Por exemplo, se você é líder do negócio, vende muito, mas não atinge a meta, tem que ter alguns parâmetros para o desenvolvimento individual. Se você for o melhor, está em primeiro lugar. Mas isso é ranking, tem uma comparação. Uma pessoa pode ser muito boa no que faz e está tudo bem, porque esse sentimento pertence a nós. O problema é que o ser humano é competitivo.

Conte um pouco dos seus negócios.

Hoje estou mais focado no licenciamento. Tenho duas unidades da Academia Gustavo Borges de Natação e Fitness em Curitiba, uma rede de 400 licenciados no Brasil e no Chile. É B2B com gestores de empresas, de clubes, de mantenedores de escolas e até do poder público. Nós estruturamos toda a parte pedagógica com nosso método de educação aquática, capacitamos os gestores, os profissionais e temos um material pedagógico de comunicação com os pais. Toda essa cadeia dentro do negócio me dá uma base para me comunicar com os clientes, tanto na área comercial, como na prospecção e retenção de clientes.
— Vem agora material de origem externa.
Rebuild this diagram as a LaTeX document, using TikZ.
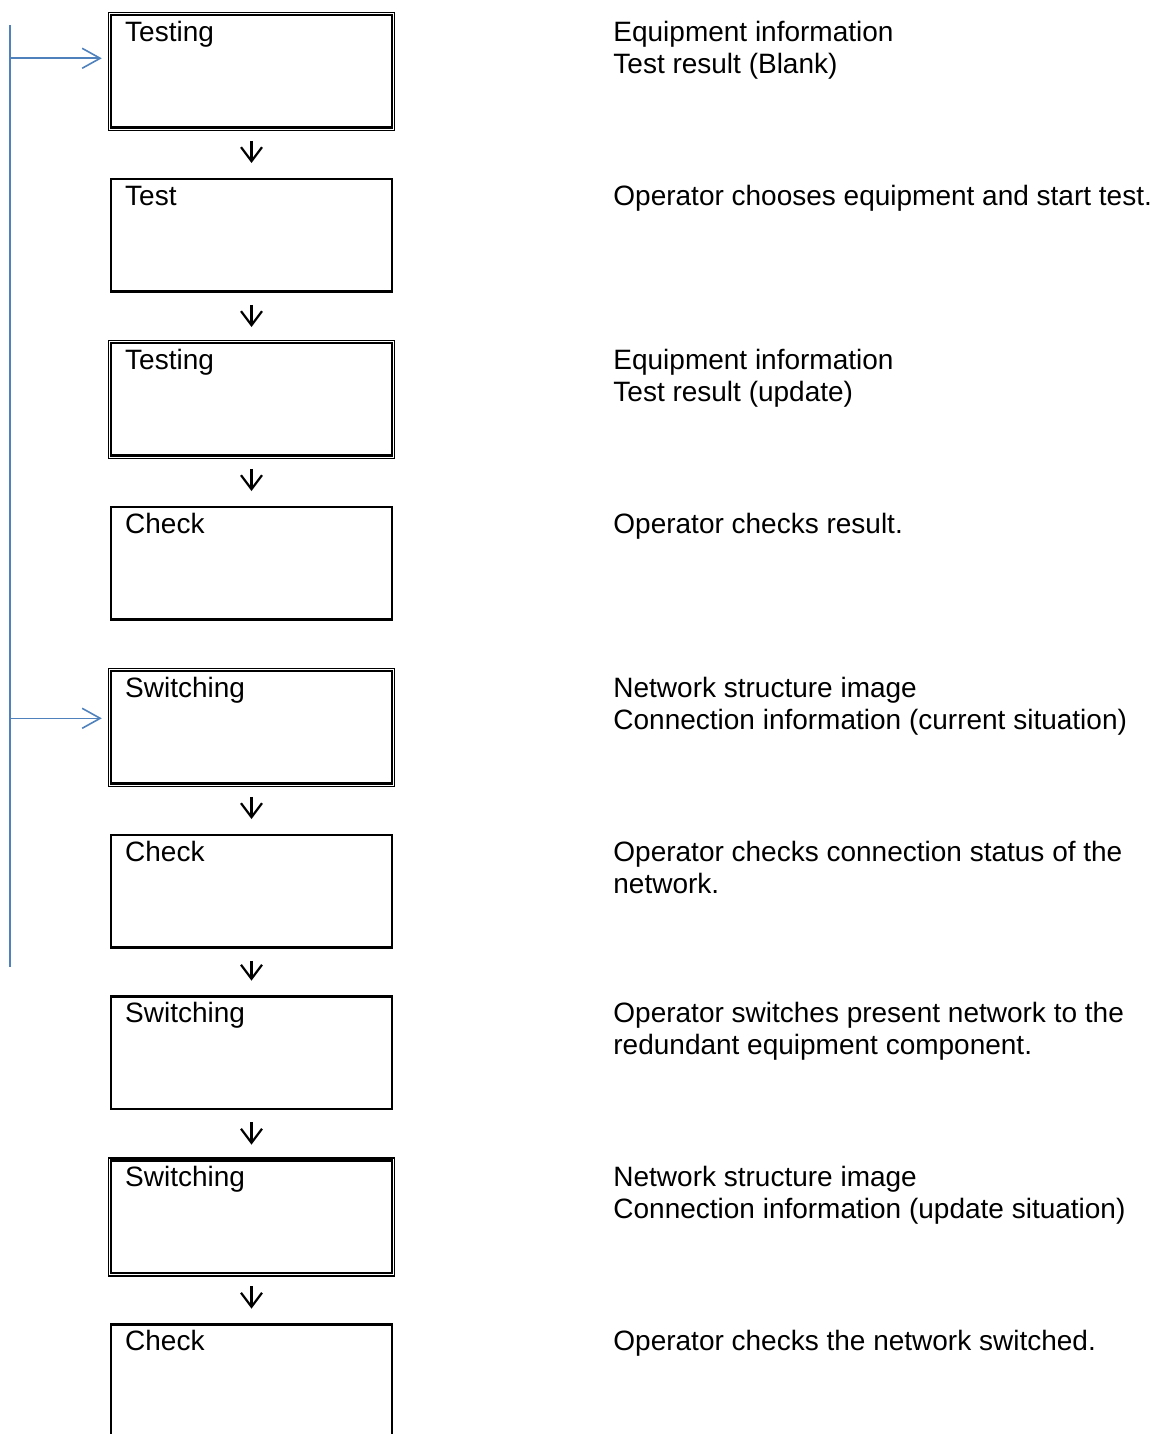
\documentclass[tikz,border=0pt]{standalone}
\usepackage{fontspec}
\setmainfont{Liberation Sans}
\usepackage{xcolor}
\usetikzlibrary{
  	positioning,
  	arrows.meta
  }
\definecolor{loopblue}{HTML}{4F81BD}
\tikzstyle{box}=[rectangle,draw,line width=1.2pt,minimum width=140.5pt,minimum height=56.3pt,inner sep=0pt]
\tikzstyle{frame}=[draw,line width=0.6pt]
\tikzstyle{lbl}=[inner sep=0pt,anchor=base west]
\tikzstyle{note}=[inner sep=0pt,anchor=base west]
\tikzstyle{flow}=[line width=1.1pt,-{Straight Barb[length=7pt,width=10.5pt]},shorten <=6pt,shorten >=7.4pt]
\tikzstyle{feed}=[loopblue,line width=0.8pt,-{Straight Barb[length=9pt,width=10pt]}]
\newcommand{\lines}[1]{\begin{tabular}[t]{@{}l@{}}#1\end{tabular}}

\begin{document}
\begin{tikzpicture}[x=0.5pt,y=-0.5pt,node distance=24.5pt,
    every node/.style={font=\fontsize{14}{16}\selectfont}]
    \useasboundingbox (0,0) rectangle (1158,1434);
    % boxes
    \node[box] (b1) at (251.5,71.3) {};
    \node[box,below=of b1] (b2) {};
    \node[box,below=of b2] (b3) {};
    \node[box,below=of b3] (b4) {};
    \node[box,below=of b4] (b5) {};
    \node[box,below=of b5] (b6) {};
    \node[box,below=23.3pt of b6] (b7) {};
    \node[box,below=of b7] (b8) {};
    \node[box,below=of b8] (b9) {};
    % outer frame of the screen boxes
    \draw[frame] ([shift={(-1.5,-1.5)}]b1.north west) rectangle ([shift={(1.5,1.5)}]b1.south east);
    \draw[frame] ([shift={(-1.5,-1.5)}]b3.north west) rectangle ([shift={(1.5,1.5)}]b3.south east);
    \draw[frame] ([shift={(-1.5,-1.5)}]b5.north west) rectangle ([shift={(1.5,1.5)}]b5.south east);
    \draw[frame] ([shift={(-1.5,-1.5)}]b8.north west) rectangle ([shift={(1.5,1.5)}]b8.south east);
    % box titles
    \node[lbl] (t1) at ([shift={(15,27.5)}]b1.north west) {Testing};
    \node[lbl] (t2) at ([shift={(15,27.5)}]b2.north west) {Test};
    \node[lbl] (t3) at ([shift={(15,27.5)}]b3.north west) {Testing};
    \node[lbl] (t4) at ([shift={(15,27.5)}]b4.north west) {Check};
    \node[lbl] (t5) at ([shift={(15,27.5)}]b5.north west) {Switching};
    \node[lbl] (t6) at ([shift={(15,27.5)}]b6.north west) {Check};
    \node[lbl] (t7) at ([shift={(15,27.5)}]b7.north west) {Switching};
    \node[lbl] (t8) at ([shift={(15,27.5)}]b8.north west) {Switching};
    \node[lbl] (t9) at ([shift={(15,27.5)}]b9.north west) {Check};
    % notes on the right
    \coordinate (nx) at (613,0);
    \node[note] (n1) at (t1.base -| nx) {\lines{Equipment information\\Test result (Blank)}};
    \node[note] (n2) at (t2.base -| nx) {\lines{Operator chooses equipment and start test.}};
    \node[note] (n3) at (t3.base -| nx) {\lines{Equipment information\\Test result (update)}};
    \node[note] (n4) at (t4.base -| nx) {\lines{Operator checks result.}};
    \node[note] (n5) at (t5.base -| nx) {\lines{Network structure image\\Connection information (current situation)}};
    \node[note] (n6) at (t6.base -| nx) {\lines{Operator checks connection status of the\\network.}};
    \node[note] (n7) at (t7.base -| nx) {\lines{Operator switches present network to the\\redundant equipment component.}};
    \node[note] (n8) at (t8.base -| nx) {\lines{Network structure image\\Connection information (update situation)}};
    \node[note] (n9) at (t9.base -| nx) {\lines{Operator checks the network switched.}};
    % flow (no step from b4 to b5)
    \draw[flow] (b1) -- (b2);
    \draw[flow] (b2) -- (b3);
    \draw[flow] (b3) -- (b4);
    \draw[flow] (b5) -- (b6);
    \draw[flow] (b6) -- (b7);
    \draw[flow] (b7) -- (b8);
    \draw[flow] (b8) -- (b9);
    % return line
    \coordinate (ltop) at (10,25);
    \coordinate (lbot) at (10,967);
    \coordinate (in1) at ([shift={(-8,-13)}]b1.west);
    \coordinate (in5) at ([shift={(-8,-9)}]b5.west);
    \draw[loopblue,line width=0.8pt] (ltop) -- (lbot);
    \draw[feed] (ltop |- in1) -- (in1);
    \draw[feed] (ltop |- in5) -- (in5);
\end{tikzpicture}
\end{document}
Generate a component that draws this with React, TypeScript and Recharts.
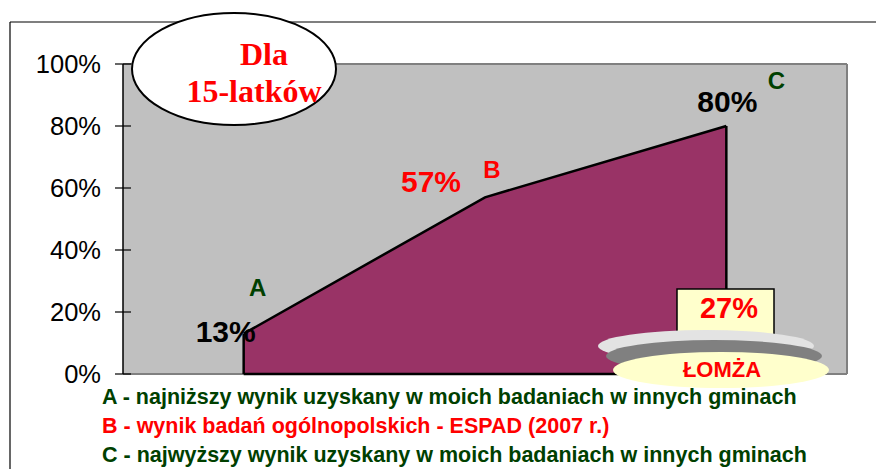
import React from 'react';
import { AreaChart, Area, XAxis, YAxis, CartesianGrid, LabelList, ReferenceLine } from 'recharts';

const categories = ['A', 'B', 'C'];
const values = [0.13, 0.57, 0.8];
const valueLabels = ['13%', '57%', '80%'];
const yTicks = [0, 0.2, 0.4, 0.6, 0.8, 1];
const titleLines = ['Dla', '15-latków'];
const badgeValue = '27%';
const badgeName = 'ŁOMŻA';
const legendLines = [
  'A - najniższy wynik uzyskany w moich badaniach w innych gminach',
  'B - wynik badań ogólnopolskich - ESPAD (2007 r.)',
  'C - najwyższy wynik uzyskany w moich badaniach w innych gminach',
];

const data = categories.map((c, i) => ({ cat: c, value: values[i] }));

const GREEN = '#004000';
const RED = '#FF0000';
const valueColors = ['#000', RED, '#000'];
const letterColors = [GREEN, RED, GREEN];
const valueOffsets = [
  { dx: -18, dy: 8 },
  { dx: -54, dy: -5 },
  { dx: 1, dy: -14 },
];
const letterOffsets = [
  { dx: 14, dy: -38 },
  { dx: 7, dy: -19 },
  { dx: 50, dy: -37 },
];
const legendColors = [GREEN, RED, GREEN];

const FONT = 'Arial, "Liberation Sans", sans-serif';

const YTick = (props: any) => {
  const { x, y, payload } = props;
  return (
    <g>
      <line x1={x + 14} x2={x + 30} y1={y} y2={y} stroke="#000" strokeWidth={1.2} />
      <text x={x} y={y + 9} textAnchor="end" fontFamily={FONT} fontSize={25.5} fill="#000">
        {Math.round(payload.value * 100) + '%'}
      </text>
    </g>
  );
};

const ValueLabel = (props: any) => {
  const { x, y, index } = props;
  const o = valueOffsets[index];
  return (
    <text x={x + o.dx} y={y + o.dy} textAnchor="middle" fontFamily={FONT} fontWeight="bold" fontSize={30} fill={valueColors[index]}>
      {valueLabels[index]}
    </text>
  );
};

const LetterLabel = (props: any) => {
  const { x, y, index } = props;
  const o = letterOffsets[index];
  return (
    <text x={x + o.dx} y={y + o.dy} textAnchor="middle" fontFamily={FONT} fontWeight="bold" fontSize={24} fill={letterColors[index]}>
      {categories[index]}
    </text>
  );
};

export default function App() {
  return (
    <div style={{ position: 'absolute', left: 0, top: 0, width: 876, height: 469, background: '#fff', overflow: 'hidden' }}>
      <AreaChart width={876} height={469} data={data} margin={{ top: 64, right: 29, bottom: 95, left: 0 }}>
        <CartesianGrid
          fill="#C0C0C0"
          stroke="#808080"
          strokeWidth={2}
          horizontalCoordinatesGenerator={({ offset }: any) => [offset.top, offset.top + offset.height]}
          verticalCoordinatesGenerator={({ offset }: any) => [offset.left + offset.width]}
        />
        <XAxis dataKey="cat" type="category" scale="band" hide />
        <YAxis
          domain={[0, 1]}
          ticks={yTicks}
          width={123}
          tickSize={0}
          tickMargin={22}
          tickLine={false}
          axisLine={{ stroke: '#000', strokeWidth: 1.5 }}
          tick={<YTick />}
          interval={0}
        />
        <Area
          type="linear"
          dataKey="value"
          fill="#993366"
          fillOpacity={1}
          stroke="#000"
          strokeWidth={2.5}
          isAnimationActive={false}
          dot={false}
          activeDot={false}
        >
          <LabelList dataKey="value" content={<ValueLabel />} />
          <LabelList dataKey="cat" content={<LetterLabel />} />
        </Area>
        <ReferenceLine
          segment={[{ x: categories[0], y: 0 }, { x: categories[0], y: values[0] }]}
          stroke="#000"
          strokeWidth={2.5}
        />
        <ReferenceLine
          segment={[{ x: categories[2], y: 0 }, { x: categories[2], y: values[2] }]}
          stroke="#000"
          strokeWidth={2.5}
        />
        <ReferenceLine
          segment={[{ x: categories[0], y: 0 }, { x: categories[2], y: 0 }]}
          stroke="#000"
          strokeWidth={2.5}
        />
      </AreaChart>
      <svg width={876} height={469} style={{ position: 'absolute', left: 0, top: 0, pointerEvents: 'none' }}>
        <line x1={10} y1={22} x2={876} y2={22} stroke="#000" strokeWidth={1.2} />
        <line x1={10} y1={22} x2={10} y2={469} stroke="#000" strokeWidth={1.2} />
        <ellipse cx={234} cy={69} rx={102} ry={56} fill="#fff" stroke="#000" strokeWidth={2} />
        <text x={264} y={65} textAnchor="middle" fontFamily='"Liberation Serif", "Times New Roman", serif' fontWeight="bold" fontSize={32} fill={RED}>
          {titleLines[0]}
        </text>
        <text x={254} y={102} textAnchor="middle" fontFamily='"Liberation Serif", "Times New Roman", serif' fontWeight="bold" fontSize={32} fill={RED}>
          {titleLines[1]}
        </text>
        <rect x={677} y={289} width={97} height={50} fill="#FFFFCC" stroke="#000" strokeWidth={1.5} />
        <text x={729} y={318} textAnchor="middle" fontFamily={FONT} fontWeight="bold" fontSize={29} fill={RED}>
          {badgeValue}
        </text>
        <ellipse cx={706} cy={346} rx={108} ry={16} fill="#E3E3E3" />
        <ellipse cx={714} cy={356} rx={108} ry={16} fill="#808080" />
        <ellipse cx={721} cy={370} rx={108} ry={18} fill="#FFFFCC" />
        <text x={722} y={377} textAnchor="middle" fontFamily={FONT} fontWeight="bold" fontSize={22} fill={RED}>
          {badgeName}
        </text>
        {legendLines.map((t, i) => (
          <text key={i} x={102} y={404 + i * 29} fontFamily={FONT} fontWeight="bold" fontSize={21.5} fill={legendColors[i]}>
            {t}
          </text>
        ))}
      </svg>
    </div>
  );
}
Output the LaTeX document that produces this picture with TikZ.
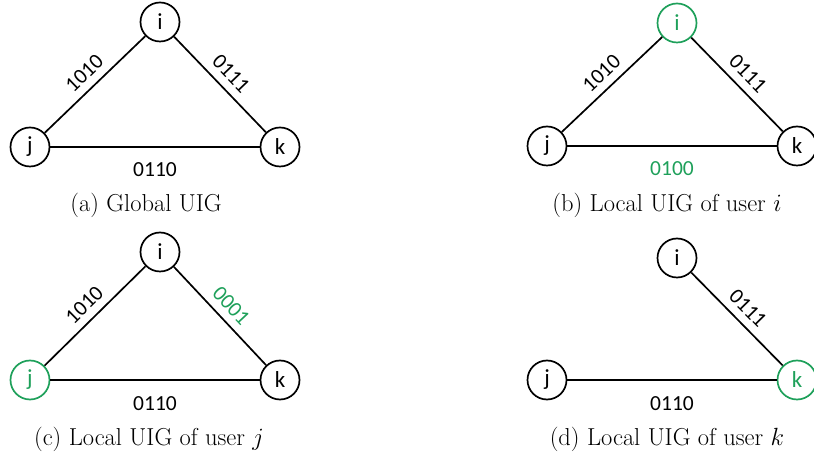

Também fazemos muitos cursos e eventos relacionados à área de capacitação profissional  e, inclusive, temos o  maior evento de natação do mundo, que está na quarta edição e acontece todos os anos em outubro, muito focado na educação e para o qual trazemos professores internacionais.

Para finalizar, qual a mensagem que você deixa?

Gosto bastante de três palavras que impactam minha vida empreendedora: uma é protagonismo, tomar iniciativa, fazer o que precisa ser feito, assumir a responsabilidade, liderar a própria vida. O esportista e pessoas de sucesso são protagonistas da sua própria vida. Outra palavra que  também tem uma relação muito forte com esporte e empreendedorismo é ousadia, que é assumir riscos, fazer diferente, gostar de desafios. E a terceira é persistência, que tem a ver com a jornada do atleta e a jornada empreendedora.  Tem relação muito grande com planejamento,  com as coisas que você faz, que gosta, que constrói, executa, com os resultados e o progresso. Essas três palavras completam o DNA do atleta, de fazer, de continuar,  de arriscar para que a coisa aconteça e também têm uma conexão forte com o DNA do empreendedor, em termos de negócio, de performance e resultados no dia a dia. E termino com uma frase de um treinador meu, com quem tive duas medalhas na olimpíada de 1996, que foram meus melhores resultados esportivos. Ele dizia “se você sempre fizer o que sempre fez, estará onde sempre esteve”.  Isso nos coloca no próximo passo, nos faz sair da zona de conforto, que tem a ver com ousadia. Não é bom estar confortável onde se está.